La historia es la de esa forma que identifica al ‘monstruo’ moral que hay en ella. En este sentido, se entiende que la palabra funcione como el detonador de una desverbalización en catarata, capaz de llegar a su misma disolución en una ‘glosolalia’ atomizante de todo atisbo de personalidad o responsabilidad sobre las cosas.
La nada que queda como efecto bien puede sentirse como ausencia de algo que nos falta. Con lo que (la ausencia) sería una manera de extrañar no ser nunca algo, y ese mismo extrañar, una manera de ser. Pero si esa nada es ‘algo’, es pensable que cuando todo sentido se ha perdido, hasta esa nada glamorosa es susceptible de faltar un día. Y ante eso, ya no hay coartada.

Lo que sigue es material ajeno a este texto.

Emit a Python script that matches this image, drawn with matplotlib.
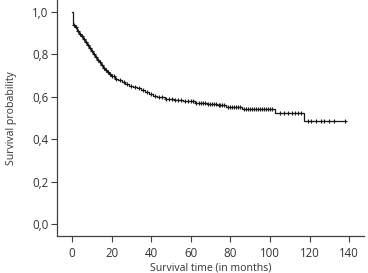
import numpy as np
import matplotlib
matplotlib.use("Agg")
import matplotlib.pyplot as plt

# Kaplan-Meier step data (time in months, survival probability)
step_times = [0, 0.5, 1.5, 2.5, 3.5, 4.5, 5.5, 6.5, 7.5, 8.5, 9.5, 10.5, 11.5, 12.5,
              13.5, 14.5, 15.5, 16.5, 17.5, 18.5, 19.5, 21.5, 23, 25, 27, 29, 31, 33,
              35, 37, 39, 41, 43, 47, 52, 56, 62, 68, 73, 78, 86, 102.5, 117]
step_surv = [1.0, 0.94, 0.93, 0.912, 0.898, 0.885, 0.872, 0.858, 0.845, 0.83, 0.815,
             0.80, 0.788, 0.775, 0.763, 0.75, 0.737, 0.727, 0.717, 0.708, 0.70, 0.685,
             0.678, 0.67, 0.66, 0.652, 0.645, 0.64, 0.632, 0.622, 0.612, 0.603, 0.597,
             0.59, 0.585, 0.578, 0.573, 0.568, 0.562, 0.553, 0.543, 0.525, 0.485]
end_time = 138.5

# censored observations (times)
censor_times = [1, 2, 3, 4, 5, 6, 7, 8, 9, 10, 11, 12, 13, 14, 15, 16, 17, 18, 19, 20,
                21, 22, 24, 26, 28, 30, 32, 34, 36, 38, 40, 42, 44, 45.5, 47.5, 49, 50.5,
                52, 53.5, 55, 57, 58.5, 60, 61, 62.5, 64, 65, 66, 67, 68.5, 69.5, 70.5,
                71.5, 72.5, 74, 75, 76, 77, 79, 80, 81, 82, 83, 84, 85, 87, 88, 89, 90,
                91, 92, 93, 94, 95, 96, 97, 98, 99, 100, 101, 105, 107, 109, 111, 112.5,
                114, 115.5, 119, 120.5, 123, 126, 127.5, 130, 132.5, 138]

xticks = [0, 20, 40, 60, 80, 100, 120, 140]
yticks = [0.0, 0.2, 0.4, 0.6, 0.8, 1.0]
ytick_labels = ["0,0", "0,2", "0,4", "0,6", "0,8", "1,0"]

plt.rcParams['font.family'] = ['Open Sans', 'DejaVu Sans']
fig = plt.figure(figsize=(3.68, 2.73), dpi=100)
ax = fig.add_axes([57/368, 1 - 236/273, (364-57)/368, 236/273])

t = np.array(step_times + [end_time])
s = np.array(step_surv + [step_surv[-1]])
ax.step(t, s, where='post', color='#1a1a1a', lw=0.9)

ct = np.array(censor_times)
idx = np.searchsorted(np.array(step_times), ct, side='right') - 1
cs = np.array(step_surv)[idx]
ax.plot(ct, cs, linestyle='none', marker='+', color='#1a1a1a', ms=3.5, mew=0.8)

ax.set_xlim(-7.6, 147.5)
ax.set_ylim(-0.0566, 1.0566)
ax.set_xticks(xticks)
ax.set_yticks(yticks)
ax.set_yticklabels(ytick_labels)
for sp in ['top', 'right']:
    ax.spines[sp].set_visible(False)
for sp in ['left', 'bottom']:
    ax.spines[sp].set_color('#404040')
    ax.spines[sp].set_linewidth(0.9)
ax.tick_params(axis='both', colors='#404040', labelcolor='#333333', labelsize=8.3,
               length=4, width=0.8)
ax.tick_params(axis='x', pad=4)
ax.tick_params(axis='y', pad=2)
ax.set_xlabel('Survival time (in months)', fontsize=7.6, color='#333333')
ax.xaxis.set_label_coords(0.5, -(262 - 236) / 236)
ax.set_ylabel('Survival probability', fontsize=7.6, color='#333333')
ax.yaxis.set_label_coords(-(57 - 17) / 307, 0.5)

fig.savefig('out.png', dpi=100)
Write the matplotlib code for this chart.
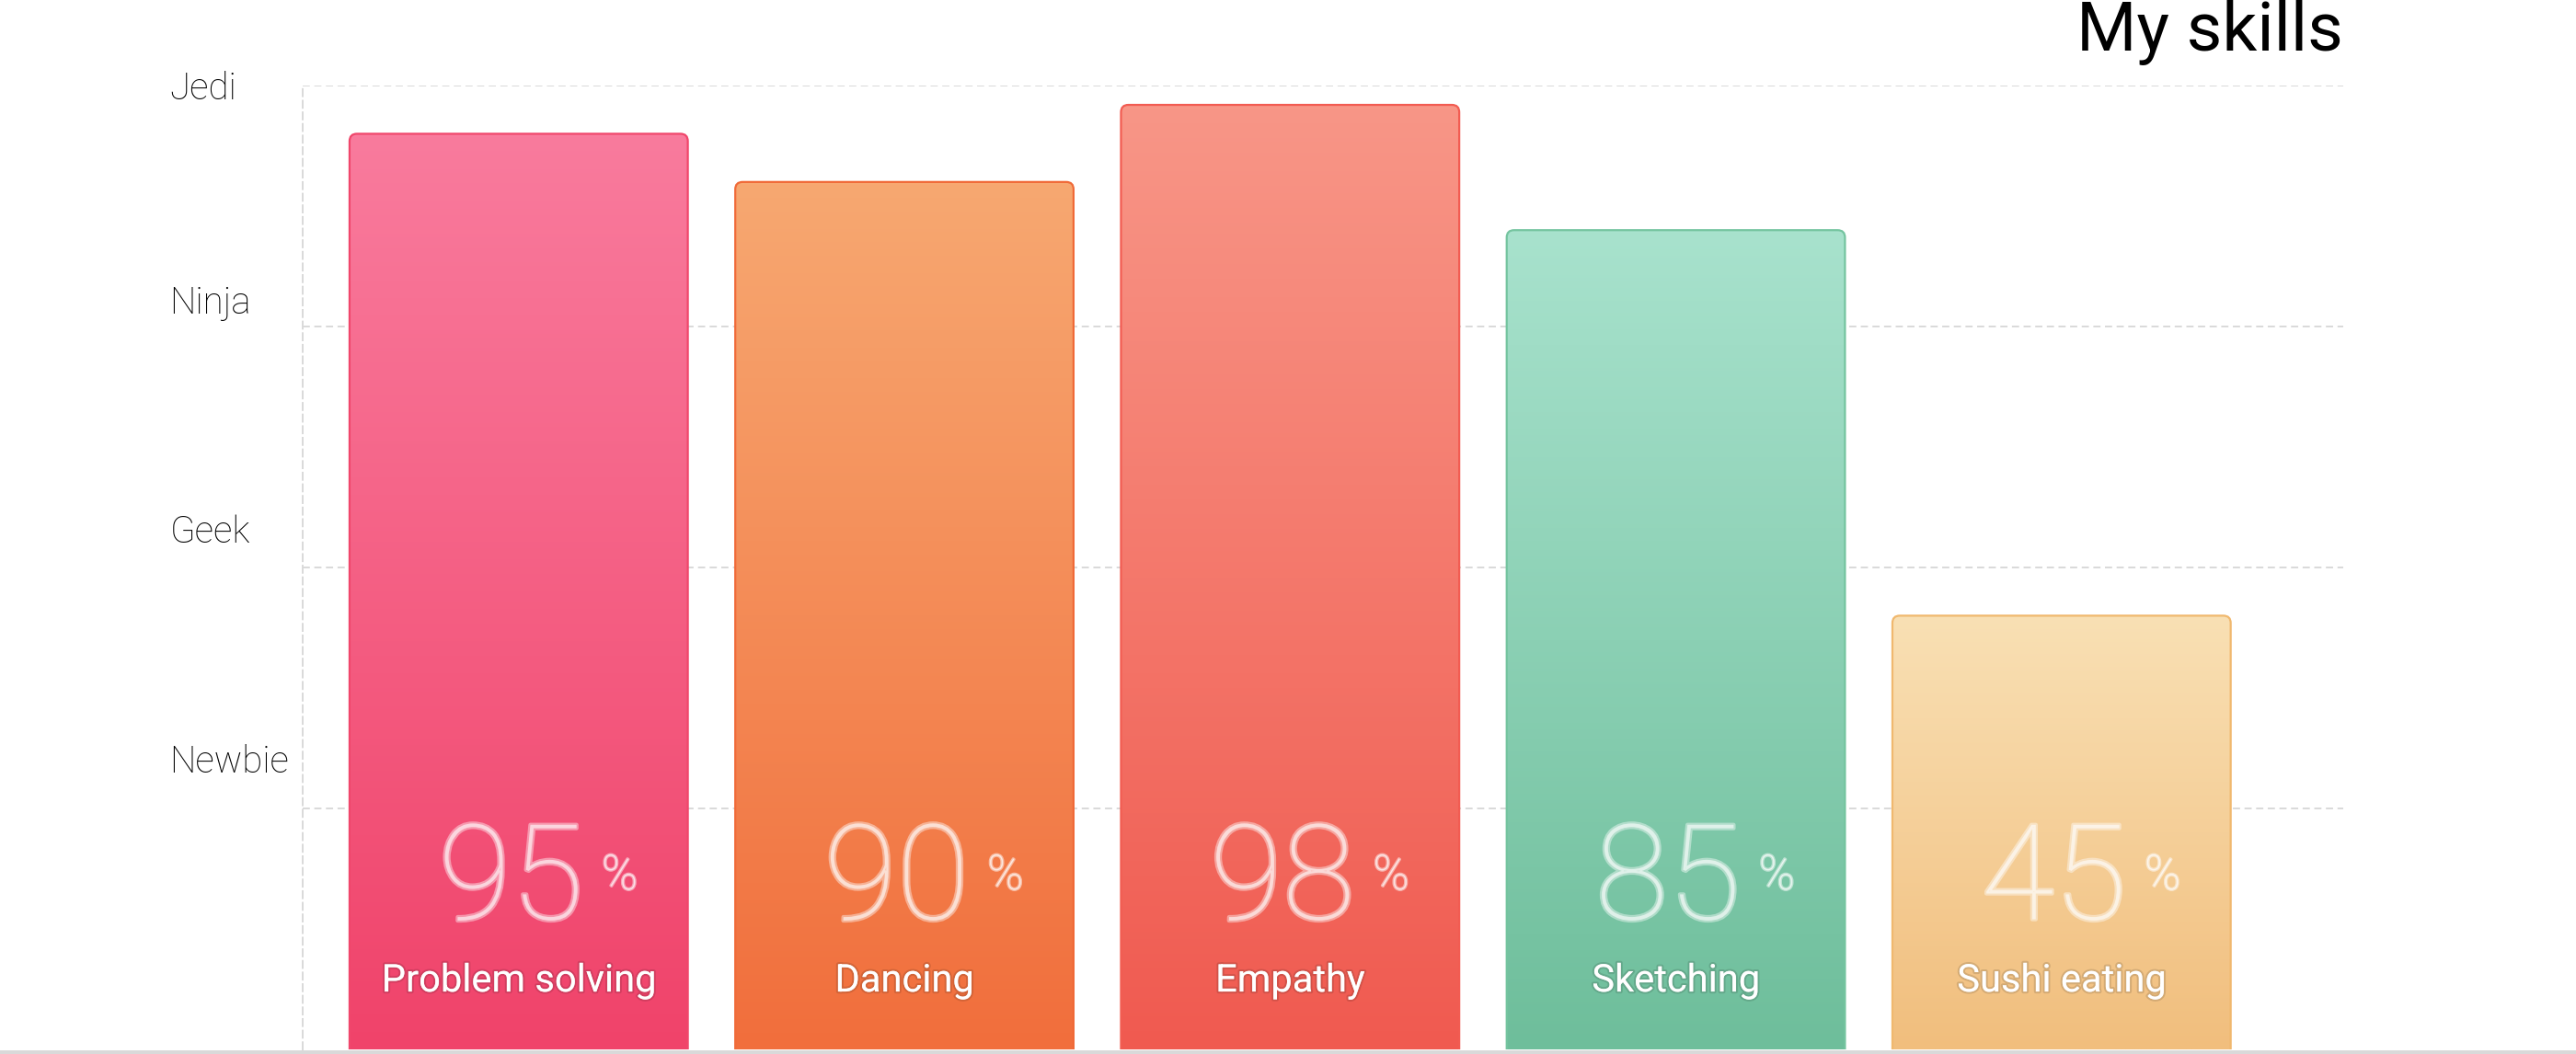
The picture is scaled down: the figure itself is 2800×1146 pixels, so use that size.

Si hemos vivido en una ausencia promovida casi industrialmente (campos de exterminio como fábricas productoras de muerte y por algunos de nuestros mismos países, política de desaparición de personas), la nada como sensación dominante de la vida actual, ha sido producida de la misma forma. La nada nos ha sido administrada. La nada ha sido encaramada al rango de necesidad. Los seres como pequeños dispositivos productores de vacío. Y éste como un verdadero mecanismo de control. Ahora, si es hasta la sensación de vacío lo que se pierde, perdiendo por saturación las caricias de los peluches de su no ser, hay un descontrol, un colapso que preanuncia el caos. Punto de una mutación o de una disolución. Punto en que el principio de muerte impuesta se naturaliza o la pulsión de la más recóndita singularidad da la clave de una nueva chance de comunidad.